[STATED EXERCISE] Read the records below. Copy each line where the string "that" occurs.

[DATA LISTING]
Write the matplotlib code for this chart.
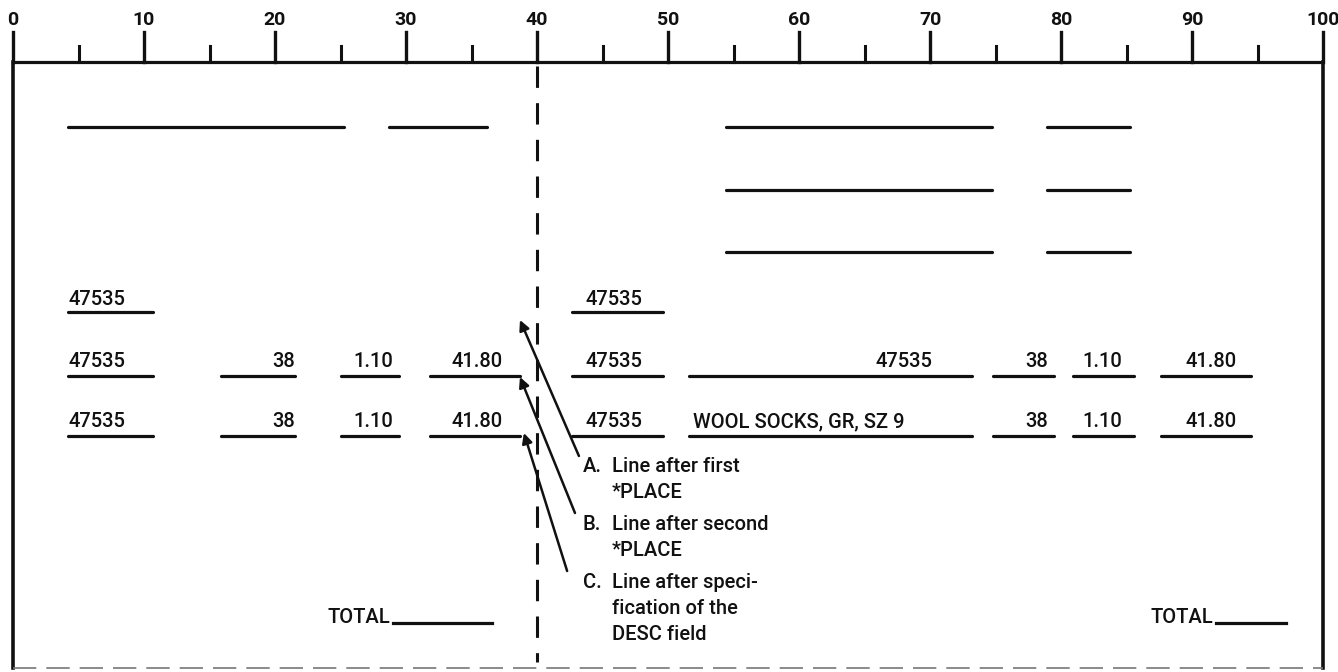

---

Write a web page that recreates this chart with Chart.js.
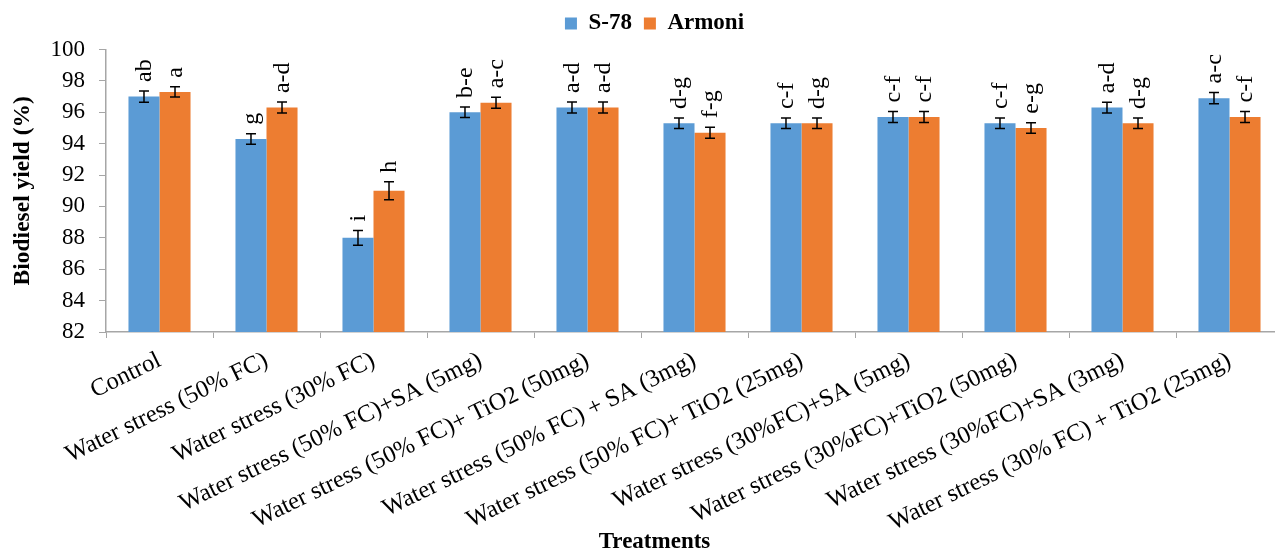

...

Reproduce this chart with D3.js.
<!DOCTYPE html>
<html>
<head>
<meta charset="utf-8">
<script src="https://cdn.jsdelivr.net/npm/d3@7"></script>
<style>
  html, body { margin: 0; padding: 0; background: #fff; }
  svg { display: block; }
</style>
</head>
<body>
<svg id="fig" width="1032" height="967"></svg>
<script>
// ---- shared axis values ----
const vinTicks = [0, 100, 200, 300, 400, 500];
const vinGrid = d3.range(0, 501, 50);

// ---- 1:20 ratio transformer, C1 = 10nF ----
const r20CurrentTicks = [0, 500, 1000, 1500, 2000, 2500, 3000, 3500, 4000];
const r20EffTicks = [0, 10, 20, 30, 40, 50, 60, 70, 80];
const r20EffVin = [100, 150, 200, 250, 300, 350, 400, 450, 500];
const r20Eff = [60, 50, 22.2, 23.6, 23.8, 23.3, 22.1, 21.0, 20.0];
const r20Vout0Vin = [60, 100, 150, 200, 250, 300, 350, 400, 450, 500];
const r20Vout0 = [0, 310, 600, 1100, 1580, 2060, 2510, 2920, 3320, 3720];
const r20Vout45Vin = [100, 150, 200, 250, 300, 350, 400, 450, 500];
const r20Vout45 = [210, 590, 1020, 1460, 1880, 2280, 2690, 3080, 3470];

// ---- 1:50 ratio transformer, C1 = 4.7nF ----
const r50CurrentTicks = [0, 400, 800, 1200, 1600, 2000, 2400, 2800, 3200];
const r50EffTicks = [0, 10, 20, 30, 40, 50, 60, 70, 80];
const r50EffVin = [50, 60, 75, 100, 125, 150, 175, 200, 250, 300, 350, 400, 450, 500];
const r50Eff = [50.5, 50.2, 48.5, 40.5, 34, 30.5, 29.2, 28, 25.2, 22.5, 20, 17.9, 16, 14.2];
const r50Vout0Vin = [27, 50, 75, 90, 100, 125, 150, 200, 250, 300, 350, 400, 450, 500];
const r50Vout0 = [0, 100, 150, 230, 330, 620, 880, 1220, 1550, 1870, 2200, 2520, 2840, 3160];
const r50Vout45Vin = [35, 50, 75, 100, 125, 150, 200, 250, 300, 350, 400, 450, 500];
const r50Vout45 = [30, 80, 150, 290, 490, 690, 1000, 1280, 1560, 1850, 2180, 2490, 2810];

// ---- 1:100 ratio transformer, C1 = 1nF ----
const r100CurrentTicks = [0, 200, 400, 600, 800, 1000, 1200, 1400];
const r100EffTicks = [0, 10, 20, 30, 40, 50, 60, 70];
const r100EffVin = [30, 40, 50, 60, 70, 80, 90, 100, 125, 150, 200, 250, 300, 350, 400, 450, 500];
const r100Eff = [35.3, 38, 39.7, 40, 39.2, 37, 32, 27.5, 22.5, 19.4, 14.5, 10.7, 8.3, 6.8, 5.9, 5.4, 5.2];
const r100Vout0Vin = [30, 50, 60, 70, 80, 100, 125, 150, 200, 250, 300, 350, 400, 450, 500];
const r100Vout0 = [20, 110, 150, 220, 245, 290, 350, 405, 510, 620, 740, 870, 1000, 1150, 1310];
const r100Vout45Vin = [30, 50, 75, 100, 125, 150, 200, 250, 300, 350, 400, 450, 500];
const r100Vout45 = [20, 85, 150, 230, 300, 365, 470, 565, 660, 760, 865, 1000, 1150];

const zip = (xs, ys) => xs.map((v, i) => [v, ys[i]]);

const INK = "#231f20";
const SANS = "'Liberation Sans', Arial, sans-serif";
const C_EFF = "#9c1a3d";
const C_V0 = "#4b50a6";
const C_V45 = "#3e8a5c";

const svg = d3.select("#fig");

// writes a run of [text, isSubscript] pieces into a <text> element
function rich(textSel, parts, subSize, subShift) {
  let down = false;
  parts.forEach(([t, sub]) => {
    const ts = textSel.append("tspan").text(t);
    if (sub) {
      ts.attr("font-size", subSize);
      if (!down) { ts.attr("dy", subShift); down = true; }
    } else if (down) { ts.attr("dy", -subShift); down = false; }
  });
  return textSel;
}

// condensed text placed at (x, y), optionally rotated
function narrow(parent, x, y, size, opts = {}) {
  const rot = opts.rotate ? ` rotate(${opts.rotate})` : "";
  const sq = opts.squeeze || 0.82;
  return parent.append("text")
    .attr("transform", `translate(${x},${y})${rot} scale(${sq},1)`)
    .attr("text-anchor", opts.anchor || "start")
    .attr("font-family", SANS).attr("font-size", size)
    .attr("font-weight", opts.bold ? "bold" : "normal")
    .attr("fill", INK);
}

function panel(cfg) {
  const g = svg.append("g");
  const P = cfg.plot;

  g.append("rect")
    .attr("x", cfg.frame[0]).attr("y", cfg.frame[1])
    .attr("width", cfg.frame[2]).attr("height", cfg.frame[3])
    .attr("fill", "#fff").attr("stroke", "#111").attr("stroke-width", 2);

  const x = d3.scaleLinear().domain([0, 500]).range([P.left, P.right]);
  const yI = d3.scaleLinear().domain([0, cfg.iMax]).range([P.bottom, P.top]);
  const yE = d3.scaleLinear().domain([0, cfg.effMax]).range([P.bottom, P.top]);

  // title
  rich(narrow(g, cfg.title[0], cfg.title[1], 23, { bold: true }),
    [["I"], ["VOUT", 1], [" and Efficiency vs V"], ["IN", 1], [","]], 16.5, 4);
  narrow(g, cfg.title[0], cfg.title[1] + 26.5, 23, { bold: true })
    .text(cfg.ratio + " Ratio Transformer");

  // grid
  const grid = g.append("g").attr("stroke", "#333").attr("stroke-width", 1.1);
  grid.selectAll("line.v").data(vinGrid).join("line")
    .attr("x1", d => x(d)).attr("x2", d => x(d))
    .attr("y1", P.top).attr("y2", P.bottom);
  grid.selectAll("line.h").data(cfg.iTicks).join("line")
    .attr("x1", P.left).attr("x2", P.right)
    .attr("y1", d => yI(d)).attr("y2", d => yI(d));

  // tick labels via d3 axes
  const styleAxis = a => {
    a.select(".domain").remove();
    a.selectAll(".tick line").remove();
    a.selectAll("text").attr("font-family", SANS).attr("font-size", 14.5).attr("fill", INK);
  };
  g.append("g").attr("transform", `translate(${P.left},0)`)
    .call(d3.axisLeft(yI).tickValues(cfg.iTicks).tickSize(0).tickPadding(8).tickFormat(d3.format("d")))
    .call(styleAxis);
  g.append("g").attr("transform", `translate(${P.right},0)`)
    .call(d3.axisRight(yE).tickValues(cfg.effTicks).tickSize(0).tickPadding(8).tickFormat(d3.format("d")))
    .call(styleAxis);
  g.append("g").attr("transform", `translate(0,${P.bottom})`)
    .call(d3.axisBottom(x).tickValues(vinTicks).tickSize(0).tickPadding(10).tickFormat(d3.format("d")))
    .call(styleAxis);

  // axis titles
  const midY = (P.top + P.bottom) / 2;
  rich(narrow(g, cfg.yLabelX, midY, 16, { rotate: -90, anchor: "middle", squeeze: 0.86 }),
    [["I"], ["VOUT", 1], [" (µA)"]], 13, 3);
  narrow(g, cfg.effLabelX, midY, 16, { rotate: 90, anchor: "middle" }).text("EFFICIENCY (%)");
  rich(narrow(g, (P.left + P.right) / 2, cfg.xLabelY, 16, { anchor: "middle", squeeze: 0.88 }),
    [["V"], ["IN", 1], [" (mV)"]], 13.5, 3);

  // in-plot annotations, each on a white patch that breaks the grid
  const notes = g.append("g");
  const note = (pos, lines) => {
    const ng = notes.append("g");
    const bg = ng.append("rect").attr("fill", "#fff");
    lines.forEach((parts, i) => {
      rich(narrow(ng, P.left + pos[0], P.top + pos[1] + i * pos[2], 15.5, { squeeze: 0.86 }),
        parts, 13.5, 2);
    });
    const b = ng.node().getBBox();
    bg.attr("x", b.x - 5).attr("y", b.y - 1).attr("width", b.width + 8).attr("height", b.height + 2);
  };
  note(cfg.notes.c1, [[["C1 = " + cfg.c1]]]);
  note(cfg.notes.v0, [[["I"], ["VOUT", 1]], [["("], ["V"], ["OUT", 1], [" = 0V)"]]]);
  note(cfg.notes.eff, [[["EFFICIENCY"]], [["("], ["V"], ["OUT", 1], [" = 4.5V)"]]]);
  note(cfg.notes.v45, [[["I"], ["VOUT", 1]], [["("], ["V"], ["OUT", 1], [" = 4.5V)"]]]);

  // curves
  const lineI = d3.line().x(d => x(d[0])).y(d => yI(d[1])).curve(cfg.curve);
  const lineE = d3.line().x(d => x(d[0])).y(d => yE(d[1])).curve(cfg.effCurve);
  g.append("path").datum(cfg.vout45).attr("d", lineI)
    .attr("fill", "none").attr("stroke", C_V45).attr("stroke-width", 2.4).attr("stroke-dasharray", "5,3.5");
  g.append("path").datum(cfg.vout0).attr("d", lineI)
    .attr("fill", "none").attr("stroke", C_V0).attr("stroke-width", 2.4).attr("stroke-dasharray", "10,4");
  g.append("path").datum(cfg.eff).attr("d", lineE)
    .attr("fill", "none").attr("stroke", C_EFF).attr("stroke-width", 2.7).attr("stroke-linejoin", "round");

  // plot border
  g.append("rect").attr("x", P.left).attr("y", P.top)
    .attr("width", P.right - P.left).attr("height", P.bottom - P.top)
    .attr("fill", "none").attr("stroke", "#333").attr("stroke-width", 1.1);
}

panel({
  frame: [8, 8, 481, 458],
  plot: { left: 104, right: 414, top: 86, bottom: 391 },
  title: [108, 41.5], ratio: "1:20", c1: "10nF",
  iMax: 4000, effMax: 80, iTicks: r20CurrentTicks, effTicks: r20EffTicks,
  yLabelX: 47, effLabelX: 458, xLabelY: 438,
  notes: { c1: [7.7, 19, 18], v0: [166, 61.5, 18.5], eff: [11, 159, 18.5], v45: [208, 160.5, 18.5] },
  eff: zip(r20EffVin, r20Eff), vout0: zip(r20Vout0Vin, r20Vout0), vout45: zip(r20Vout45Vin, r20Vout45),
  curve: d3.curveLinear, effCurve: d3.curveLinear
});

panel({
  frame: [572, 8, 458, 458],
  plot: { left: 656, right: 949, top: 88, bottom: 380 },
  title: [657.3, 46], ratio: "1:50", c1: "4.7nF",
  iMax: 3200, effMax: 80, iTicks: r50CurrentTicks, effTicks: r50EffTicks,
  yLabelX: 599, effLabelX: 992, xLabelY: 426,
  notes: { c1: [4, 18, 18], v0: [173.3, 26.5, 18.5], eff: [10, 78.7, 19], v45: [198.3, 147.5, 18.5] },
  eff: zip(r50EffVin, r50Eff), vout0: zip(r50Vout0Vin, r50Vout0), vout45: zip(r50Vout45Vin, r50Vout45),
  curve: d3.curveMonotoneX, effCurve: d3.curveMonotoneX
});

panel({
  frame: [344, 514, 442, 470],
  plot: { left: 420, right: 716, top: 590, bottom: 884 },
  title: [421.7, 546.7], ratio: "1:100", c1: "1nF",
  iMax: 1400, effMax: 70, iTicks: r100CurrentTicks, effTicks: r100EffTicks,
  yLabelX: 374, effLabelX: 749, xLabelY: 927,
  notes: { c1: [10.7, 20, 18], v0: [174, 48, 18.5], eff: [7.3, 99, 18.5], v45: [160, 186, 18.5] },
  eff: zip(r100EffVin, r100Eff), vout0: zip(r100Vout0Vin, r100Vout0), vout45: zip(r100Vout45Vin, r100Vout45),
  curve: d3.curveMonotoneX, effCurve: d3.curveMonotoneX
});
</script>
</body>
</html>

[ANSWER FOR THIS EXERCISE]
Write a web page that recreates this chart with Chart.js.
  // in-plot annotations, each on a white patch that breaks the grid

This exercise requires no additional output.